Entre os critérios considerados para essa avaliação incluem-se a
existência de um medo persistente em situações sociais, nas quais o
doente acredita estar a ser escrutinado, uma sensação de grande
ansiedade nessas situações, o reconhecimento de que o nível de
ansiedade é excessivo e desproporcionado, a fuga de situações e
experiências que possam produzir ansiedade e a interferência dessa ansiedade com o quotidiano e a qualidade de vida.
Face ao diagnóstico, tratar é fundamental.
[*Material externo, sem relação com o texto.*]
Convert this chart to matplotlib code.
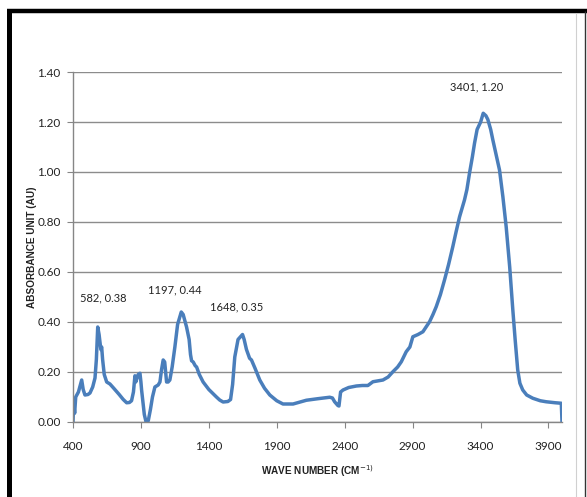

É que, sem tratamento,
a ansiedade social acaba por dominar a vida, interferindo com as
relações e as actividades: nos casos mais graves pode conduzir a
comportamentos como alcoolismo
ou toxicodependência e abrir caminho a estados depressivos ou até ao
suicídio. Este é o risco máximo, que se previne se os sintomas estiverem
controlados e o doente adoptar estratégias que o deixem mais confiante e
relaxado. É esse o objectivo do tratamento, cujas vertentes são os medicamentos e a psicoterapia, normalmente combinadas.
Entre os medicamentos destacamse os antidepressivos, os ansiolíticos e os beta-bloqueadores.
Quanto à terapia,
assenta na ideia de que são os pensamentos do próprio, e não outras
pessoas ou situações, que determinam o modo como se age ou reage: mesmo
que uma situação desagradável não mude, é possível mudar o modo como se
pensa e agir de uma forma positiva. O doente aprende a reconhecer e a
alterar os pensamentos negativos sobre si próprio.
Paralelamente, vai sendo exposto às situações que geram ansiedade,
aprendendo, a pouco e pouco, a enfrentá-las, ganhando confiança.
Este é um caminho feito de altos e baixos, com avanços e retrocessos, e que leva o seu tempo a percorrer até alcançar a meta.